STANFORD, Calif.--(BUSINESS WIRE)--Hoover Institution Press today released Eyes on Spies: Congress and the United States Intelligence Community by Amy Zegart. Zegart’s commentary is especially poignant in light of the tenth anniversary of 9/11. As the nation evaluates whether we are safer today than we were ten years ago, Zegart examines surprising reasons for weaknesses in the US intelligence community and sheds light on why deficiencies continue to persist. She argues that congressional involvement in intelligence oversight is challenged less by which individuals or political parties control the White House and more by the basic flaws that exist in congressional practices and procedures. If policy makers hope to effect positive intelligence reform, Zegart points out that an understanding of the true root of the problem is necessary.

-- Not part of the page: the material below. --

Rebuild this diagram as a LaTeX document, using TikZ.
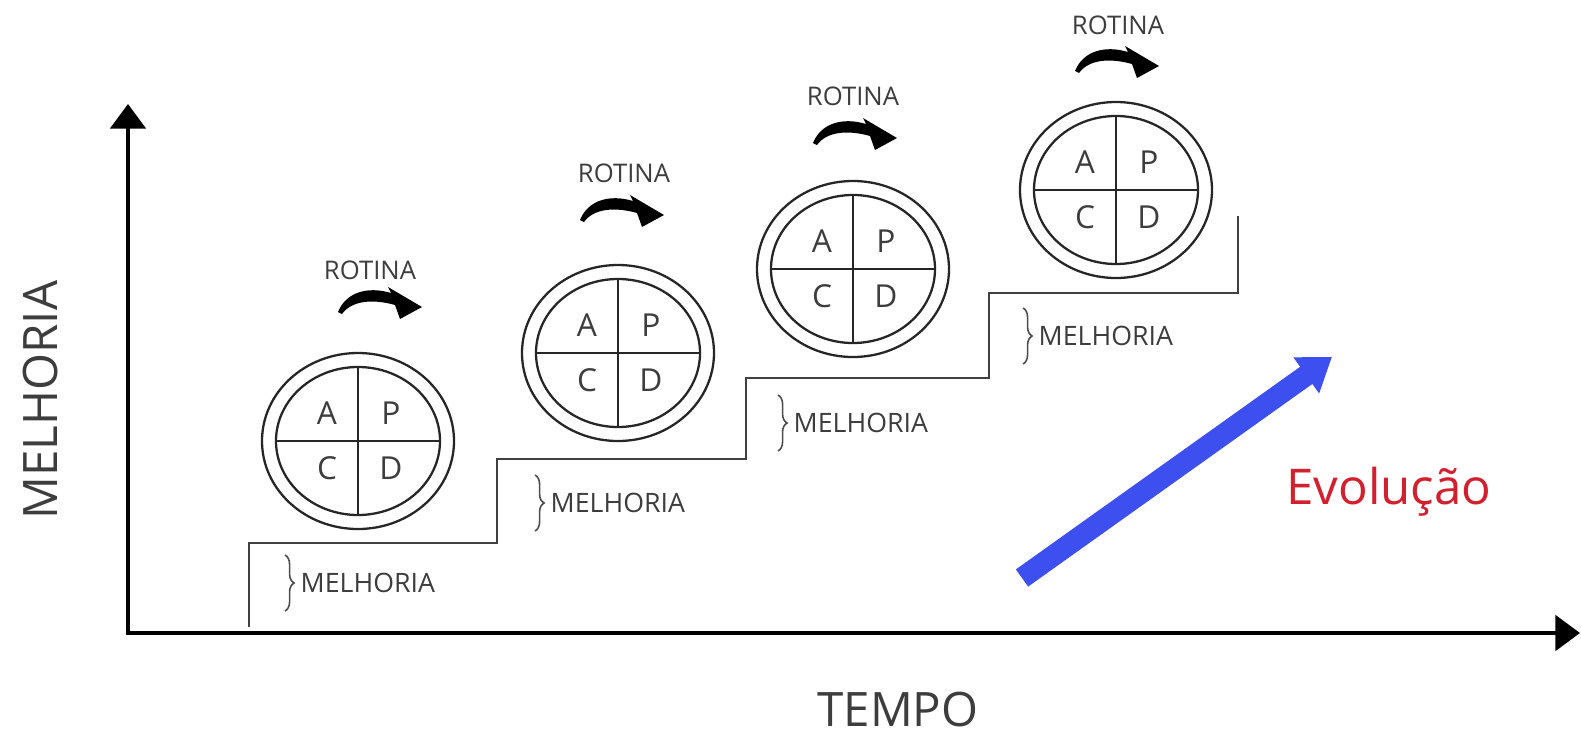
\documentclass[tikz,border=0pt]{standalone}
\usepackage{fontspec}
\setmainfont{Open Sans}
\usetikzlibrary{arrows.meta,decorations.pathreplacing}
\definecolor{txtgray}{HTML}{3D3D3D}
\definecolor{evored}{HTML}{D2202F}
\definecolor{evoblue}{HTML}{3D4FEE}
\begin{document}
\begin{tikzpicture}[x=0.01cm,y=-0.01cm,
  axisline/.style={line width=1.3pt,line join=miter,
    {Triangle[width=10pt,length=7pt]}-{Triangle[width=10pt,length=7pt]}},
  stair/.style={draw=black!75,line width=0.6pt},
  ring/.style={draw=black!85,line width=0.65pt},
  crossline/.style={draw=black!85,line width=0.55pt},
  quad/.style={text=txtgray,font=\fontsize{9}{10}\selectfont,inner sep=0pt},
  rotlab/.style={text=txtgray,font=\fontsize{7.3}{8}\selectfont,inner sep=0pt},
  mellab/.style={text=txtgray,font=\fontsize{7.6}{8}\selectfont,inner sep=0pt,anchor=west},
  bracestyle/.style={draw=black!70,line width=0.45pt,decorate,decoration={brace,amplitude=2.6pt}},
  axislab/.style={text=txtgray,font=\fontsize{13.5}{15}\selectfont,inner sep=0pt},
  evo/.style={draw=evoblue,line width=6pt,-{Triangle[width=12pt,length=9pt]}},
  rotarrow/.pic={
    \fill[black] (0,0) .. controls (8,-20) and (30,-26) .. (53,-19)
      -- (50,-25) -- (84,-5) -- (62,7) -- (57,-7)
      .. controls (36,-13) and (14,-12) .. (4,2) -- cycle;
  }
]
\useasboundingbox (0,0) rectangle (1581,736);

% axes
\coordinate (ytip) at (128,104);
\coordinate (origin) at (128,633);
\coordinate (xtip) at (1580,633);
\draw[axisline] (ytip) -- (origin) -- (xtip);
\node[axislab,rotate=90] (ylab) at (41,400) {MELHORIA};
\node[axislab] (xlab) at (898,710) {TEMPO};

% staircase
\coordinate (s0) at (249,627);
\coordinate (s1) at (497,543);
\coordinate (s2) at (746,459);
\coordinate (s3) at (989,378);
\coordinate (s4) at (1238,293);
\coordinate (s5) at (1238,216);
\draw[stair] (s0) |- (s1) |- (s2) |- (s3) |- (s4) -- (s5);

% PDCA circles
\foreach \i/\cx/\cy in {1/358/441, 2/618/353, 3/853/269, 4/1116/190} {
  \coordinate (c\i) at (\cx,\cy);
  \draw[ring] (c\i) ellipse [x radius=96, y radius=88];
  \draw[ring] (c\i) ellipse [x radius=82, y radius=74];
  \draw[crossline] (\cx,\cy-74) -- (\cx,\cy+74);
  \draw[crossline] (\cx-82,\cy) -- (\cx+82,\cy);
  \node[quad] (a\i) at (\cx-31,\cy-28) {A};
  \node[quad] (p\i) at (\cx+33,\cy-28) {P};
  \node[quad] (cc\i) at (\cx-31,\cy+27) {C};
  \node[quad] (d\i) at (\cx+33,\cy+27) {D};
}

% ROTINA labels and arrows
\node[rotlab] (r1) at (370,270) {ROTINA};
\node[rotlab] (r2) at (624,173) {ROTINA};
\node[rotlab] (r3) at (853,96) {ROTINA};
\node[rotlab] (r4) at (1118,25) {ROTINA};
\pic at (338,312) {rotarrow};
\pic at (580,220) {rotarrow};
\pic at (813,143) {rotarrow};
\pic at (1075,71) {rotarrow};

% MELHORIA braces
\foreach \i/\bx/\by in {1/285/583, 2/535/503, 3/778/423, 4/1023/336} {
  \coordinate (bt\i) at (\bx,\by-28);
  \coordinate (bb\i) at (\bx,\by+28);
  \draw[bracestyle] (bt\i) -- (bb\i);
  \node[mellab] (m\i) at (\bx+15,\by) {MELHORIA};
}

% evolution arrow
\coordinate (evs) at (1022,578);
\coordinate (eve) at (1332,357);
\draw[evo] (evs) -- (eve);
\node[text=evored,font=\fontsize{14}{16}\selectfont,inner sep=0pt] (evo) at (1389,492) {Evolução};
\end{tikzpicture}
\end{document}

In Eyes on Spies, Zegart writes that intelligence oversight problems “are intimately tied to the two most valuable prizes in legislative politics: winning reelection and guarding congressional committee jurisdictions.” Zegart reminds readers that intelligence is a complicated policy area that requires large up-front investments of time from members of Congress with little to gain politically; she asserts that controversial policies are often fraught with political risk and require toiling away in secret without any promise of public prestige. Because of this, Zegart argues, the average reelection-minded member of Congress is likely to spend as little time as possible on intelligence issues. Ultimately, Zegart affirms that, although the intelligence system is rationally designed to serve the reelection interests of individual legislators and protect congressional committee turf, it is poorly designed to serve the national interest. Further, she suggests that Congress make a number of internal changes to improve oversight. Protecting our nation from another 9/11 should be Congress’s top priority; however, Zegart concludes that as long as members of Congress continue to protect congressional committee prerogatives and engage in every-man-for-himself calculations of political self-interest, the current inadequacies in intelligence oversight are unlikely to improve.
Amy Zegart is a senior fellow at the Hoover Institution. Previously she was a professor of public policy at the UCLA Luskin School of Public Affairs, as well as a fellow at the UCLA Burkle Center for International Relations. She has been featured in the National Journal as one of the ten most influential experts in intelligence reform.